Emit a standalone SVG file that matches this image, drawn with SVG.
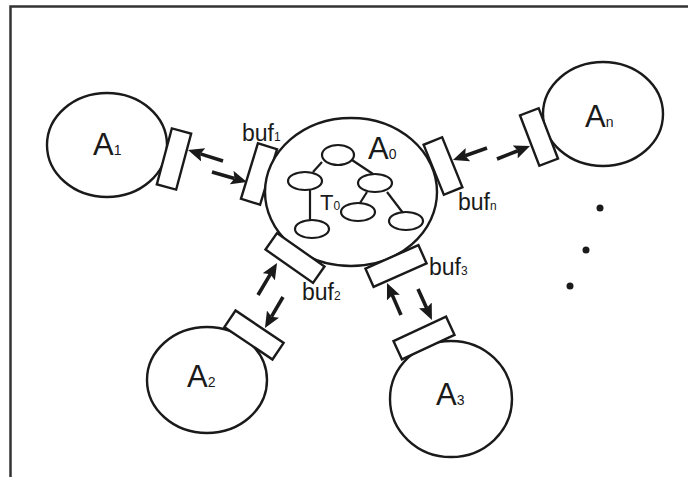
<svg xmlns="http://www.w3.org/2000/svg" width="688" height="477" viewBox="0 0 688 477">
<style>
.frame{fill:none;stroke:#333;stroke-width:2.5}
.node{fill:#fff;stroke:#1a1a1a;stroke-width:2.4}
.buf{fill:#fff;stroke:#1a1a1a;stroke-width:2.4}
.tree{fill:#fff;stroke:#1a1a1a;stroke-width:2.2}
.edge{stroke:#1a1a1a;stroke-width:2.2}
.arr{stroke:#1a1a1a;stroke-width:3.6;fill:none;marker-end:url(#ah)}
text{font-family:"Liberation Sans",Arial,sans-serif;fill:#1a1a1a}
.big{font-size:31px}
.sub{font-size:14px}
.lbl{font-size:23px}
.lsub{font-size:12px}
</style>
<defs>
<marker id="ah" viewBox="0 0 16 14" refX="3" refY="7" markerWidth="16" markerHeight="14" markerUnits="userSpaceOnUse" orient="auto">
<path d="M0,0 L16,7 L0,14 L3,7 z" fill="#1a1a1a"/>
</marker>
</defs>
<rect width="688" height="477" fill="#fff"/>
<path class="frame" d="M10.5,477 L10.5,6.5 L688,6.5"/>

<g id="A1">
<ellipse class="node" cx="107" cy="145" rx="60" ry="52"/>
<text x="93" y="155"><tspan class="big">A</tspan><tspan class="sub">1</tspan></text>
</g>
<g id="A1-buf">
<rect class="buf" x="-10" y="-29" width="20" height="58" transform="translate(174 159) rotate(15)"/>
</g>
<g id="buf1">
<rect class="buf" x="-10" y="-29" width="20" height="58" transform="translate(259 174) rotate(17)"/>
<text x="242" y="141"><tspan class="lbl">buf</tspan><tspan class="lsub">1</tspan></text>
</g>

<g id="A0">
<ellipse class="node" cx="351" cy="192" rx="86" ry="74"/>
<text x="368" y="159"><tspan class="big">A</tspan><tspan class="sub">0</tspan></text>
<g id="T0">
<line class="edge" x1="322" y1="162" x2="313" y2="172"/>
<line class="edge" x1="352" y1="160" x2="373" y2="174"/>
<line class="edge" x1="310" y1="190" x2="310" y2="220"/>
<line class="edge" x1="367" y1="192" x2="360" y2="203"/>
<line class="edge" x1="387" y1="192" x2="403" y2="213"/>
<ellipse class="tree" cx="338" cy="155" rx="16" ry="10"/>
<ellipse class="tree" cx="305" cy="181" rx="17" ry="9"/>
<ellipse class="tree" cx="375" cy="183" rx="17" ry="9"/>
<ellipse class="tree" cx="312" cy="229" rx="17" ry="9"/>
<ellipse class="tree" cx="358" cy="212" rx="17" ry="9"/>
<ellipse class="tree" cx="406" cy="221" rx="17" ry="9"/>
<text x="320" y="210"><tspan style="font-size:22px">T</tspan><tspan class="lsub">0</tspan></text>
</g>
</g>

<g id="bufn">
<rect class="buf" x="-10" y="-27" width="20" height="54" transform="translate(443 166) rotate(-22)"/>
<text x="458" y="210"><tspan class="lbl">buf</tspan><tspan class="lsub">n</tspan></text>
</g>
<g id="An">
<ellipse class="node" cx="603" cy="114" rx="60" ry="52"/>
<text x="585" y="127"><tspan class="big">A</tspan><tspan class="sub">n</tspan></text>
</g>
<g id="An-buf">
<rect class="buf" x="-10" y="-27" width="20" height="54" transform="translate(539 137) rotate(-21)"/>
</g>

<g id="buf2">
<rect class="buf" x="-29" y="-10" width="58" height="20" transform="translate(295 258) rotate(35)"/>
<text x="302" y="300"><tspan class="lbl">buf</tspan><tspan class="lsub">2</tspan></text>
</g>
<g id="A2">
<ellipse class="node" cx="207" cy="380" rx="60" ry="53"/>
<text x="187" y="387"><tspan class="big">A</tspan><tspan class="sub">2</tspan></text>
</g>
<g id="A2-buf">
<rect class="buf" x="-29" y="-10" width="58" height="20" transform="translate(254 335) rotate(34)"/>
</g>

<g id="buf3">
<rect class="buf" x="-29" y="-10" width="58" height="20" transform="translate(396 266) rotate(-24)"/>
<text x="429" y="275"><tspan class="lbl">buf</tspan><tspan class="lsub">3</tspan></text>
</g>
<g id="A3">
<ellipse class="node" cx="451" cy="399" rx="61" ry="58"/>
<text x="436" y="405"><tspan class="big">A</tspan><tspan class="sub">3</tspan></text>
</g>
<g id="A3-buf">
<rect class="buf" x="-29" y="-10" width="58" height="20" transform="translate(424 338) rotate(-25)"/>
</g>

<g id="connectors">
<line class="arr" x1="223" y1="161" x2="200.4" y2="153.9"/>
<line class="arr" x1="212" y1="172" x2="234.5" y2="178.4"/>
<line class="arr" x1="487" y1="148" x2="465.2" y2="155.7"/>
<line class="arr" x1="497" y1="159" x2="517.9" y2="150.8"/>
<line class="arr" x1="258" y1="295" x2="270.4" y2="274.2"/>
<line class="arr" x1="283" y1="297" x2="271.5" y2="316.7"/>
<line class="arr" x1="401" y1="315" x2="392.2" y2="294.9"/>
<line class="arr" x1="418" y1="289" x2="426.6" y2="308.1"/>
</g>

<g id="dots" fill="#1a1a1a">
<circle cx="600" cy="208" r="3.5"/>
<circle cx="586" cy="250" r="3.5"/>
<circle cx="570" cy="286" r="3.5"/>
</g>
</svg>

_ _ _ _

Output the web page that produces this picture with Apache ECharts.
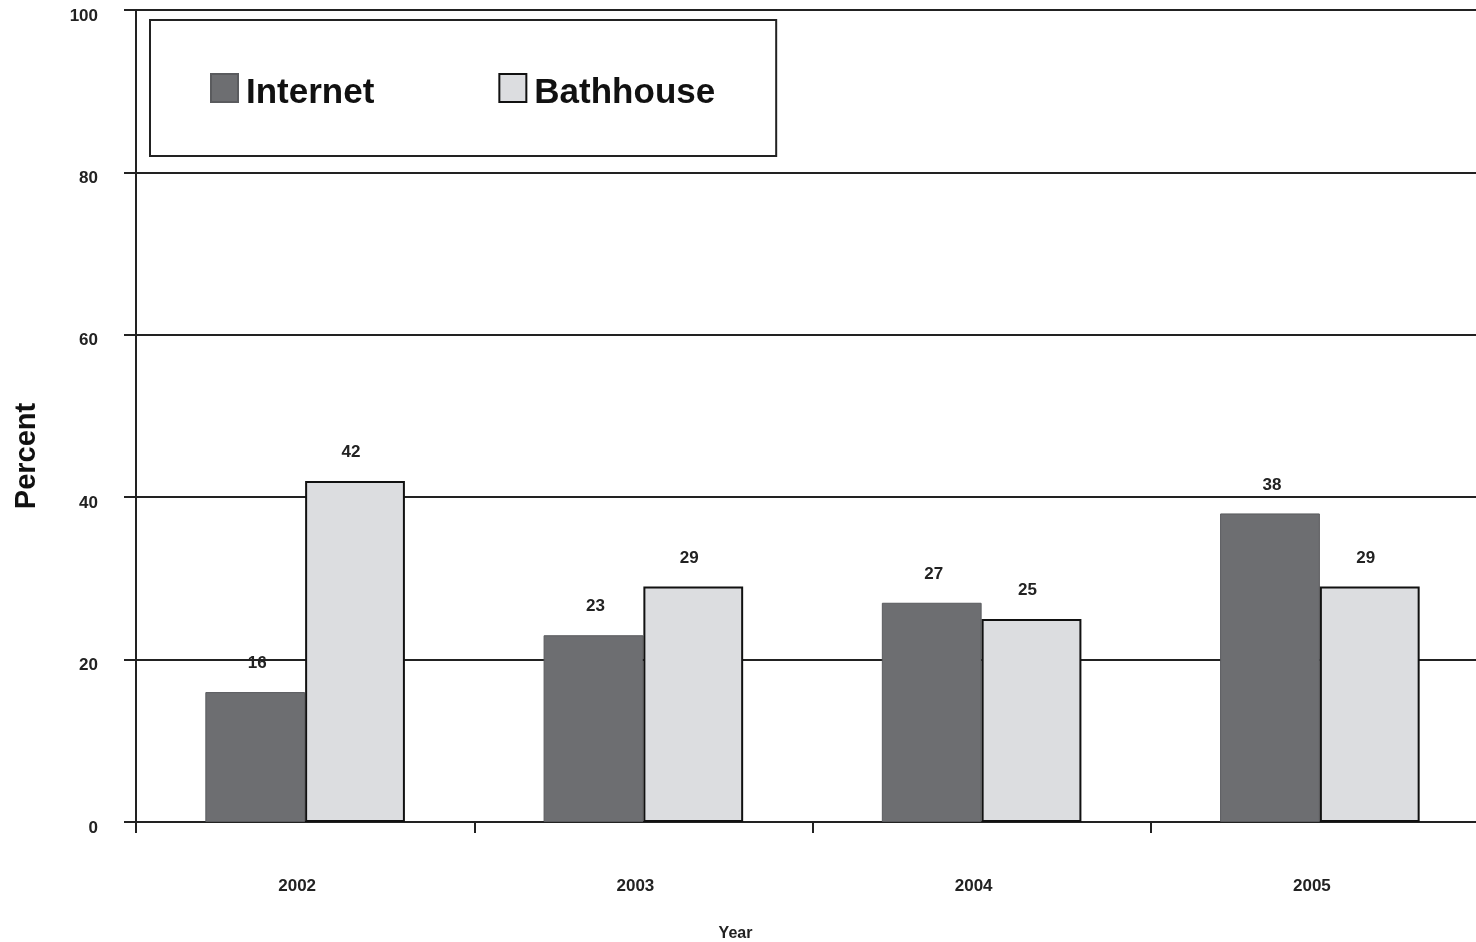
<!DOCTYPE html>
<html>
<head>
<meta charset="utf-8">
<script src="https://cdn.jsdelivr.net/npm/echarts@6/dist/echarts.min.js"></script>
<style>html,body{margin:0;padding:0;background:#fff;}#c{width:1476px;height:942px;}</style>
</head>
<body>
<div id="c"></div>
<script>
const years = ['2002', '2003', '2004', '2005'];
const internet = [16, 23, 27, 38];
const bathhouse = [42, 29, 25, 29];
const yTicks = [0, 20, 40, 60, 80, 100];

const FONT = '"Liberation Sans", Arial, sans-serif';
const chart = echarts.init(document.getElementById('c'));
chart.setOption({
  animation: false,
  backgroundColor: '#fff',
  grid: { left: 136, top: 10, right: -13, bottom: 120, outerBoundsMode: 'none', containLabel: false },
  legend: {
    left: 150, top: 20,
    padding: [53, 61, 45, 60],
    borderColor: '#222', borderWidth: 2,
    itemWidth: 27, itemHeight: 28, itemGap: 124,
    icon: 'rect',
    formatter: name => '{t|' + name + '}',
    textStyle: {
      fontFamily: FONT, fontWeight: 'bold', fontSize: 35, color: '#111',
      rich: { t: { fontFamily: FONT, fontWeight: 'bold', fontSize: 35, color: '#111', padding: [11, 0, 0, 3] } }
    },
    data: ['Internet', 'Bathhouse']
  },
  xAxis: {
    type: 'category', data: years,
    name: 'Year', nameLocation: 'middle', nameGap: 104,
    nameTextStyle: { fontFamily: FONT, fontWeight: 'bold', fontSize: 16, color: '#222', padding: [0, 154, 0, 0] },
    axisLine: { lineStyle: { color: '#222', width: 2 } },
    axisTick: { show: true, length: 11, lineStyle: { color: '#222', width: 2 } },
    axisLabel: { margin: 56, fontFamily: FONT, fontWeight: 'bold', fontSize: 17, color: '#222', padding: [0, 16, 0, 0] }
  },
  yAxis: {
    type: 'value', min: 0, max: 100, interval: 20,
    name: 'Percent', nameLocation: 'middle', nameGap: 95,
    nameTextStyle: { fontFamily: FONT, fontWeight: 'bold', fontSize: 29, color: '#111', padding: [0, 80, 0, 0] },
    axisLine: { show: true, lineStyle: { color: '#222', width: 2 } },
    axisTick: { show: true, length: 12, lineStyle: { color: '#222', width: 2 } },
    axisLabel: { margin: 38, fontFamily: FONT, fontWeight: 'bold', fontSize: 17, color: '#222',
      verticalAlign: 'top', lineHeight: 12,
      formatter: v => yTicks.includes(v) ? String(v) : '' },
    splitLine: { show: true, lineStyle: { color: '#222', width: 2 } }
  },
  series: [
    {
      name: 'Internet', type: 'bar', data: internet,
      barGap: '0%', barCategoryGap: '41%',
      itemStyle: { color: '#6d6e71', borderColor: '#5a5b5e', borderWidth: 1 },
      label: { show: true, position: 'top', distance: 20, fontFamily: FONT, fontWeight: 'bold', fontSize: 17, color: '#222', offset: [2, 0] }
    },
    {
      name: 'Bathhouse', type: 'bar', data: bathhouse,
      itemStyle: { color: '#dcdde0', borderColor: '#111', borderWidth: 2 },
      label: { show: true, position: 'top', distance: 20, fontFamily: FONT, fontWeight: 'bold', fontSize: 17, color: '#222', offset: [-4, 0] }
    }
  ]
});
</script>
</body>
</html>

_ _ _ _

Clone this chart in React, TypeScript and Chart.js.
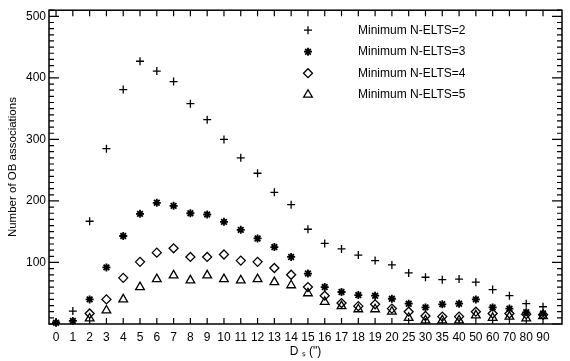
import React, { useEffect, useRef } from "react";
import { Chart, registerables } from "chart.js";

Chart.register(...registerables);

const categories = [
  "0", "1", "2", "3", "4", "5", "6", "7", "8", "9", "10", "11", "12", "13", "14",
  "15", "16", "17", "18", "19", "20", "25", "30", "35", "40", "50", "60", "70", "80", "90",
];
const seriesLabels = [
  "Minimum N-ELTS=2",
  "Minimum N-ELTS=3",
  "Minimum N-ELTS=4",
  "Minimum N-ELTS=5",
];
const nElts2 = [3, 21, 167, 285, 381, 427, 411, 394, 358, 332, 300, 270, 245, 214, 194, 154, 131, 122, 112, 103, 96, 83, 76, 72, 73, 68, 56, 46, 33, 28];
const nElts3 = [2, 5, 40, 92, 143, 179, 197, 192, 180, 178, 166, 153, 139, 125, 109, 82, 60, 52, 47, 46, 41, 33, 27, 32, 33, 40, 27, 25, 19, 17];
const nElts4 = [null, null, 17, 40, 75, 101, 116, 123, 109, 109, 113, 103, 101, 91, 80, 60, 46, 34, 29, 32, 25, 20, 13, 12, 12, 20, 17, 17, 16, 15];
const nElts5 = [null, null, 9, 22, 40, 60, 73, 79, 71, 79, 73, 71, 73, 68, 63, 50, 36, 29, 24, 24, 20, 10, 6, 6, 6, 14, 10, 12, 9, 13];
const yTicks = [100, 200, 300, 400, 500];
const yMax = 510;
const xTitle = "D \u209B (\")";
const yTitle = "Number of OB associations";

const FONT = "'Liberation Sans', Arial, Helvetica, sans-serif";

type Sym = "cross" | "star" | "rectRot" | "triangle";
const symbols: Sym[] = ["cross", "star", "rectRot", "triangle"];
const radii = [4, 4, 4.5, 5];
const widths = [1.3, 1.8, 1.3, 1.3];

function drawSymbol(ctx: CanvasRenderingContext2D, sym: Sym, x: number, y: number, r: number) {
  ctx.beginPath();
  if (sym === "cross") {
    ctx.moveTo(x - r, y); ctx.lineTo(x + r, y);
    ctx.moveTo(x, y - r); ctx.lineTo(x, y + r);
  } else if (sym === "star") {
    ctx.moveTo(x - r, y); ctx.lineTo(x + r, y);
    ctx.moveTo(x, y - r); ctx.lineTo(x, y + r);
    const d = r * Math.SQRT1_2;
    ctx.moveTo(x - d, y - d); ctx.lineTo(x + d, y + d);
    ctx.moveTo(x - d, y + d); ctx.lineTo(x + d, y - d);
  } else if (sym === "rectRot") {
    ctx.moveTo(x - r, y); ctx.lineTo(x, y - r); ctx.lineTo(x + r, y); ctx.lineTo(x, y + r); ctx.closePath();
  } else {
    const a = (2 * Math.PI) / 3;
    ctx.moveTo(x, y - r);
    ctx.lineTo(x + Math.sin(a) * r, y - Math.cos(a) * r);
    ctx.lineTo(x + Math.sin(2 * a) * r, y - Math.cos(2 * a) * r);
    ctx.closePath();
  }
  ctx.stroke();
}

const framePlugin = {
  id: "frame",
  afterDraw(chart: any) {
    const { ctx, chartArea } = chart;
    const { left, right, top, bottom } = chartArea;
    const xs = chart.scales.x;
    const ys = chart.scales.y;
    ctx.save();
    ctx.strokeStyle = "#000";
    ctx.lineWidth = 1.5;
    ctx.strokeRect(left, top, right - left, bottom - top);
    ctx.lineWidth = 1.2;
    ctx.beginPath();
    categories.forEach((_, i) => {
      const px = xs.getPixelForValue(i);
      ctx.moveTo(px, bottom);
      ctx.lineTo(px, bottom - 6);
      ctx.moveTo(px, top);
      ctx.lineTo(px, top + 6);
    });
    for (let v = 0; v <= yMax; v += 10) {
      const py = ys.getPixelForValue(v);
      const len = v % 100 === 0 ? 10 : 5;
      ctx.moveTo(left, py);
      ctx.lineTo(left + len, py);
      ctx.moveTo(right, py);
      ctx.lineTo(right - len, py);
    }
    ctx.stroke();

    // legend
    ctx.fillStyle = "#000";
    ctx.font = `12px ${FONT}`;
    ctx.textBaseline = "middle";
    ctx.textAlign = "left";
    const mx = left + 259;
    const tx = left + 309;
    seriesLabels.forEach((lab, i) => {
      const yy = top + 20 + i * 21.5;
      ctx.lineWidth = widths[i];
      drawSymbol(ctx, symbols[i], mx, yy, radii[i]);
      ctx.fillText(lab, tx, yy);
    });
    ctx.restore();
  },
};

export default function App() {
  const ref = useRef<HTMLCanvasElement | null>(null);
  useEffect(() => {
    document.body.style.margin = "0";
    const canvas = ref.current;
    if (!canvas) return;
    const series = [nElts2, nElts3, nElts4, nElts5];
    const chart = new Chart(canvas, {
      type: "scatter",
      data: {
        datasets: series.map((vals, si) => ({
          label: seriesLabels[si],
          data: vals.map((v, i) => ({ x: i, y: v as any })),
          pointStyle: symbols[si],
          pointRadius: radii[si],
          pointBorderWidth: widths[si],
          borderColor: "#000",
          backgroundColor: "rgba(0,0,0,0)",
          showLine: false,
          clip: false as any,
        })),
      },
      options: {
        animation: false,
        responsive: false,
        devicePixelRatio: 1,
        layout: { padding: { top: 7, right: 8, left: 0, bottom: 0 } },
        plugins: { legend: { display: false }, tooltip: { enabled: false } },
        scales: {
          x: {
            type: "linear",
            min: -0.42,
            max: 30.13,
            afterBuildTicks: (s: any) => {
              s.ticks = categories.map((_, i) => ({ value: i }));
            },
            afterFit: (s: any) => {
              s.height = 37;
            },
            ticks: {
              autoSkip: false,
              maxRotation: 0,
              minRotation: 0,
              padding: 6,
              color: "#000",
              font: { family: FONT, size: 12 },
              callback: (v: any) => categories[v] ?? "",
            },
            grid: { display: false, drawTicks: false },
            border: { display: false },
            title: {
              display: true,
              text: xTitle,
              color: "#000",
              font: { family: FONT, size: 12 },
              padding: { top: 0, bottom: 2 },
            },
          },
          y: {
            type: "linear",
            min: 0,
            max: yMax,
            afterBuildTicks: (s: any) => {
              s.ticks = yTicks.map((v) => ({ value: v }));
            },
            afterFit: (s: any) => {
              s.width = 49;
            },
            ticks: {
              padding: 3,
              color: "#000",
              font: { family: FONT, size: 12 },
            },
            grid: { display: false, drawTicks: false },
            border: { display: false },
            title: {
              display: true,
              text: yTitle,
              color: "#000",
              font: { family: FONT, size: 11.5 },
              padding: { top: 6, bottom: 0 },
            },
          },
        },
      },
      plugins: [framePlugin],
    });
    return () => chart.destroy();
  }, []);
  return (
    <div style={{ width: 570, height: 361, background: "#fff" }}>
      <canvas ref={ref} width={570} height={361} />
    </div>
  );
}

_ _ _ _

Exercise goal: Exactly as they stand, quote the lines beginning with the one that contains "Clone this chart" and ending with the one that contains "Chart.register(...registerables);", with no pictures.

Finished task:
Clone this chart in React, TypeScript and Chart.js.
import React, { useEffect, useRef } from "react";
import { Chart, registerables } from "chart.js";

Chart.register(...registerables);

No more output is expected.